Phase Diagram of Triangular Lattice Quantum Ising Model under External Field

TL;DR

This paper maps out the phase diagram of the triangular lattice quantum Ising model under external fields using quantum Monte Carlo and DMRG, revealing various phase boundaries and transitions, with implications for experiments and quantum simulations.

Contribution

It provides a systematic, controlled study of the phase diagram of the triangular quantum Ising model, including BKT, UUD, and other phases, using advanced numerical methods.

Findings

Identified phase boundary between UUD and paramagnetic phases with 2D q=3 Potts universality.

Mapped the low-temperature phase boundary between clock and UUD phases.

Analyzed the quantum phase transition between UUD and fully polarized phases.

Abstract

Quantum Ising model on a triangular lattice hosts a finite temperature Berezinskii-Kosterlitz-Thouless (BKT) phase with emergent U(1) symmetry, and it will transit into an up-up-down (UUD) phase with $C_3$ symmetry breaking upon an infinitesimal external field along the longitudinal direction, but the overall phase diagram spanned by the axes of external field and temperature remains opaque due to the lack of systematic invesitgations with controlled methodologies. By means of quantum Monte Carlo at finite temperature and ground state density matrix renormalization group simulations, we map out the phase diagram of triangular quantum Ising model. Stemming from the upper BKT temperature at zero field, we obtain the phase boundary between the UUD and paramagnetic phases with its 2D $q=3$ Potts universality at weak field and weakly first order transition at strong field.
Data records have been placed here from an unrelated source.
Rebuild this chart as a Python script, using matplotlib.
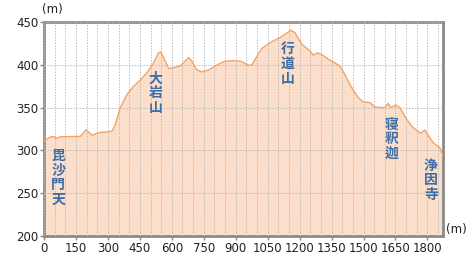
import matplotlib.pyplot as plt
from matplotlib.ticker import MultipleLocator

plt.rcParams['font.family'] = ['DejaVu Sans', 'Noto Sans CJK JP']

# distance along the trail (m) and elevation (m)
dist = [0, 30, 45, 62, 77, 116, 171, 198, 226, 257, 296, 320, 335, 358, 390,
        421, 452, 484, 515, 538, 549, 565, 585, 624, 640, 663, 679, 694, 715,
        741, 772, 804, 843, 889, 929, 960, 976, 999, 1022, 1061, 1108, 1147,
        1158, 1178, 1210, 1249, 1265, 1283, 1304, 1335, 1358, 1389, 1412, 1444,
        1475, 1499, 1530, 1553, 1585, 1600, 1616, 1627, 1652, 1671, 1702, 1733,
        1768, 1788, 1803, 1827, 1858, 1873]
elev = [311, 315.7, 316, 314, 316, 316, 316.5, 324, 317.6, 320.8, 321.5, 322.5,
        330.5, 350, 365.5, 375, 382, 391, 402.5, 414, 415, 406.4, 395.6, 397.4,
        398.6, 404.4, 408.4, 404.4, 394.7, 391.6, 393.9, 398.6, 403.7, 404.9,
        403.7, 399.4, 400, 409.6, 418.9, 425.9, 431.8, 438.3, 440.3, 437.6, 424,
        416, 411, 414, 412, 406.4, 403.3, 398.6, 388.9, 373.4, 361.7, 356.5,
        355.8, 350.7, 350, 350, 355, 350, 353, 350, 336.3, 326.6, 320, 323.8,
        317.6, 309, 303.3, 293.5]

# place names (vertical text), position in data coords
places = ["毘沙門天", "大岩山", "行道山", "寝釈迦", "浄因寺"]
place_x = [67, 522, 1142, 1634, 1816]
place_y = [268, 367, 401, 313, 265]

fig = plt.figure(figsize=(4.73, 2.63), dpi=100)
ax = fig.add_axes([44 / 473, 27 / 263, 399 / 473, 214 / 263])

ax.fill_between(dist, 200, elev, color="#fbdfca", linewidth=0, zorder=1)
ax.plot(dist, elev, color="#f4a263", linewidth=1.0, zorder=3)

ax.set_xlim(0, 1873)
ax.set_ylim(200, 450)
ax.xaxis.set_major_locator(MultipleLocator(150))
ax.xaxis.set_minor_locator(MultipleLocator(50))
ax.yaxis.set_major_locator(MultipleLocator(50))

ax.set_axisbelow(False)
ax.grid(True, which="minor", axis="x", color="#bbbbbb", linestyle=(0, (1.5, 1.5)), linewidth=0.7)
ax.grid(True, which="major", axis="both", color="#bbbbbb", linestyle=(0, (1.5, 1.5)), linewidth=0.7)

for sp in ax.spines.values():
    sp.set_color("#8a8a8a")
    sp.set_linewidth(2)

ax.tick_params(which="major", length=3, width=1, color="#8a8a8a", labelsize=8.5, pad=1, labelcolor="#222222")
ax.tick_params(which="minor", length=0)

for name, x, y in zip(places, place_x, place_y):
    ax.text(x, y, "\n".join(name), color="#3b6ea8", fontsize=10, fontweight="bold",
            ha="center", va="center", linespacing=1.07,
            family=["Noto Sans CJK JP", "DejaVu Sans"], zorder=4)

fig.text(52 / 473, 1 - 10 / 263, "(m)", fontsize=8.5, ha="center", va="center", color="#222222")
fig.text(456 / 473, 1 - 230 / 263, "(m)", fontsize=8.5, ha="center", va="center", color="#222222")

fig.savefig("out.png", dpi=100, facecolor="white")
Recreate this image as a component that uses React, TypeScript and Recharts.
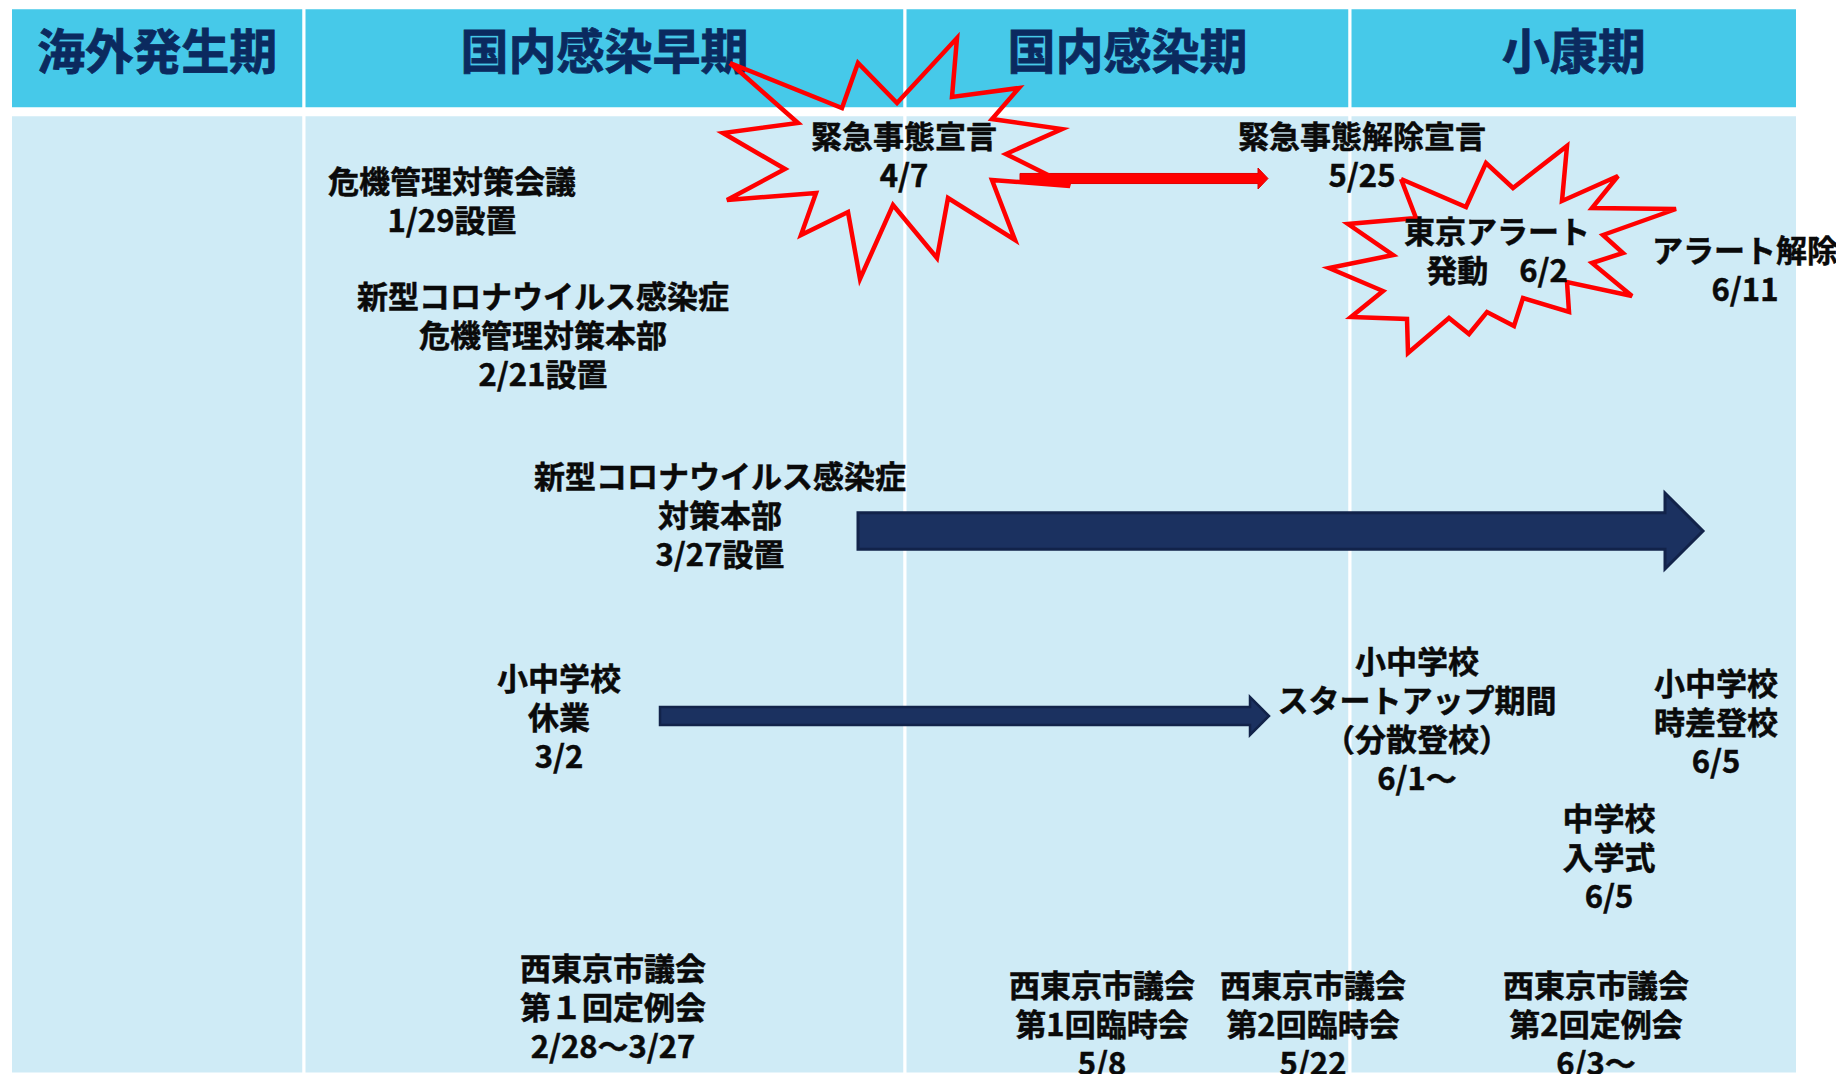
import { ScatterChart, Scatter, XAxis, YAxis, ReferenceArea } from 'recharts';

const W = 1836;
const H = 1074;

// phase columns, in the diagram's own layout units
const phaseNames = ['海外発生期', '国内感染早期', '国内感染期', '小康期'];
const phaseEdges = [10.5, 304, 905, 1350, 1797.5];
const headerBand = [7.8, 108.8];
const bodyBand = [114.8, 1074];

// event labels: x = centre, y = first line
const events = [
  { x: 452, y: 183, lines: ['危機管理対策会議', '1/29設置'] },
  { x: 543, y: 298, lines: ['新型コロナウイルス感染症', '危機管理対策本部', '2/21設置'] },
  { x: 720, y: 478, lines: ['新型コロナウイルス感染症', '対策本部', '3/27設置'] },
  { x: 559, y: 680, lines: ['小中学校', '休業', '3/2'] },
  { x: 613, y: 970, lines: ['西東京市議会', '第１回定例会', '2/28～3/27'] },
  { x: 904, y: 138, lines: ['緊急事態宣言', '4/7'] },
  { x: 1362, y: 138, lines: ['緊急事態解除宣言', '5/25'] },
  { x: 1497, y: 233, lines: ['東京アラート', '発動　6/2'] },
  { x: 1745, y: 252, lines: ['アラート解除', '6/11'] },
  { x: 1417, y: 663, lines: ['小中学校', 'スタートアップ期間', '（分散登校）', '6/1～'] },
  { x: 1716, y: 685, lines: ['小中学校', '時差登校', '6/5'] },
  { x: 1609, y: 820, lines: ['中学校', '入学式', '6/5'] },
  { x: 1102, y: 987, lines: ['西東京市議会', '第1回臨時会', '5/8'] },
  { x: 1313, y: 987, lines: ['西東京市議会', '第2回臨時会', '5/22'] },
  { x: 1596, y: 987, lines: ['西東京市議会', '第2回定例会', '6/3～'] },
];

// arrows: span along x, band along y
const arrows = [
  { name: 'emergency', x1: 1020, x2: 1268, y1: 168, y2: 189 },
  { name: 'headquarters', x1: 858, x2: 1703, y1: 493, y2: 569 },
  { name: 'closure', x1: 660, x2: 1269, y1: 697, y2: 735 },
];

// starburst outlines
const emergencyStar = [
  { x: 730, y: 63 }, { x: 842, y: 108 }, { x: 858, y: 63 }, { x: 897, y: 103 },
  { x: 957, y: 38 }, { x: 952, y: 97 }, { x: 1019, y: 88 }, { x: 992, y: 119 },
  { x: 1062, y: 129 }, { x: 1006, y: 154 }, { x: 1070, y: 186 }, { x: 992, y: 180 },
  { x: 1015, y: 240 }, { x: 948, y: 198 }, { x: 937, y: 258 }, { x: 893, y: 205 },
  { x: 860, y: 279 }, { x: 848, y: 212 }, { x: 801, y: 235 }, { x: 816, y: 193 },
  { x: 727, y: 200 }, { x: 785, y: 169 }, { x: 723, y: 133 }, { x: 798, y: 123 },
];
const alertStar = [
  { x: 1401, y: 179 }, { x: 1466, y: 207 }, { x: 1486, y: 163 }, { x: 1513, y: 188 },
  { x: 1567, y: 146 }, { x: 1562, y: 201 }, { x: 1618, y: 176 }, { x: 1592, y: 208 },
  { x: 1676, y: 209 }, { x: 1603, y: 235 }, { x: 1623, y: 253 }, { x: 1592, y: 263 },
  { x: 1632, y: 296 }, { x: 1567, y: 282 }, { x: 1569, y: 312 }, { x: 1523, y: 298 },
  { x: 1514, y: 326 }, { x: 1487, y: 312 }, { x: 1469, y: 334 }, { x: 1449, y: 318 },
  { x: 1408, y: 353 }, { x: 1407, y: 319 }, { x: 1351, y: 317 }, { x: 1383, y: 291 },
  { x: 1329, y: 268 }, { x: 1393, y: 255 }, { x: 1348, y: 224 }, { x: 1416, y: 218 },
];

const FONT = '"Noto Sans CJK JP", "Noto Sans", sans-serif';
const HEADER_FILL = '#46C9E9';
const BODY_FILL = '#CFEBF6';
const LINE_GAP = 39;

const arrowStyles: Record<string, any> = {
  emergency: { fill: '#FF0000', stroke: '#E00000', strokeWidth: 1, shaft: 0.48, head: 10 },
  headquarters: { fill: '#1B3160', stroke: '#12234A', strokeWidth: 3, shaft: 0.48, head: 38 },
  closure: { fill: '#1B3160', stroke: '#12234A', strokeWidth: 2.5, shaft: 0.47, head: 19 },
};

const arrowShape = (style: any) => (props: any) => {
  const { x, y, width, height } = props;
  const cy = y + height / 2;
  const half = (height * style.shaft) / 2;
  const hx = x + width - style.head;
  const d = `M${x},${cy - half} L${hx},${cy - half} L${hx},${y} L${x + width},${cy} L${hx},${y + height} L${hx},${cy + half} L${x},${cy + half} Z`;
  return <path d={d} fill={style.fill} stroke={style.stroke} strokeWidth={style.strokeWidth} strokeLinejoin="miter" />;
};

const EventLabel = (props: any) => {
  const { cx, cy, payload } = props;
  return (
    <text
      x={cx}
      y={cy - 4}
      textAnchor="middle"
      dominantBaseline="central"
      fontFamily={FONT}
      fontWeight={700}
      fontSize={31}
      fill="#0A0A0A"
      stroke="#0A0A0A"
      strokeWidth={0.5}
    >
      {payload.lines.map((t: string, i: number) => (
        <tspan key={i} x={cx} dy={i === 0 ? 0 : LINE_GAP}>
          {t}
        </tspan>
      ))}
    </text>
  );
};

const HeaderLabel = (text: string) => (props: any) => {
  const { x, y, width, height } = props.viewBox;
  return (
    <text
      x={x + width / 2}
      y={y + height / 2 - 10}
      textAnchor="middle"
      dominantBaseline="central"
      fontFamily={FONT}
      fontWeight={700}
      fontSize={48}
      fill="#0B2A5F"
      stroke="#0B2A5F"
      strokeWidth={0.8}
    >
      {text}
    </text>
  );
};

const noMarker = () => <g />;

export default function App() {
  return (
    <div style={{ position: 'absolute', left: 0, top: 0, width: W, height: H, background: '#fff' }}>
      <ScatterChart width={W} height={H} margin={{ top: 0, right: 0, bottom: 0, left: 0 }}>
        <XAxis type="number" dataKey="x" domain={[0, W]} allowDataOverflow hide />
        <YAxis type="number" dataKey="y" domain={[0, H]} allowDataOverflow reversed hide />

        {phaseNames.map((name, i) => (
          <ReferenceArea
            key={`h-${name}`}
            x1={phaseEdges[i]}
            x2={phaseEdges[i + 1]}
            y1={headerBand[0]}
            y2={headerBand[1]}
            fill={HEADER_FILL}
            fillOpacity={1}
            stroke="#FFFFFF"
            strokeWidth={3}
            label={{ content: HeaderLabel(name) }}
          />
        ))}
        {phaseNames.map((name, i) => (
          <ReferenceArea
            key={`b-${name}`}
            x1={phaseEdges[i]}
            x2={phaseEdges[i + 1]}
            y1={bodyBand[0]}
            y2={bodyBand[1]}
            fill={BODY_FILL}
            fillOpacity={1}
            stroke="#FFFFFF"
            strokeWidth={3}
          />
        ))}

        {arrows.map((a) => (
          <ReferenceArea
            key={a.name}
            x1={a.x1}
            x2={a.x2}
            y1={a.y1}
            y2={a.y2}
            shape={arrowShape(arrowStyles[a.name])}
          />
        ))}

        <Scatter
          data={[...emergencyStar, emergencyStar[0]]}
          fill="none"
          line={{ stroke: '#FF0000', strokeWidth: 4.5, strokeLinejoin: 'miter' }}
          lineJointType="linear"
          shape={noMarker}
          isAnimationActive={false}
        />
        <Scatter
          data={[...alertStar, alertStar[0]]}
          fill="none"
          line={{ stroke: '#FF0000', strokeWidth: 4.5, strokeLinejoin: 'miter' }}
          lineJointType="linear"
          shape={noMarker}
          isAnimationActive={false}
        />
        <Scatter data={events} shape={EventLabel} isAnimationActive={false} />
      </ScatterChart>
    </div>
  );
}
Originated from the lower BKT temperature at zero field, we analyze the low temperature phase boundary between the clock phase and the UUD phase with Ising symmetry breaking at weak fields and the quantum phase transition between the UUD and fully polarized phases at strong fields. The accurate many-body numerical results are consistent with our field theoretical analysis. The experimental relevance towards the BKT magnet TmMgGaO$_4$ and programmable quantum simulators are also discussed.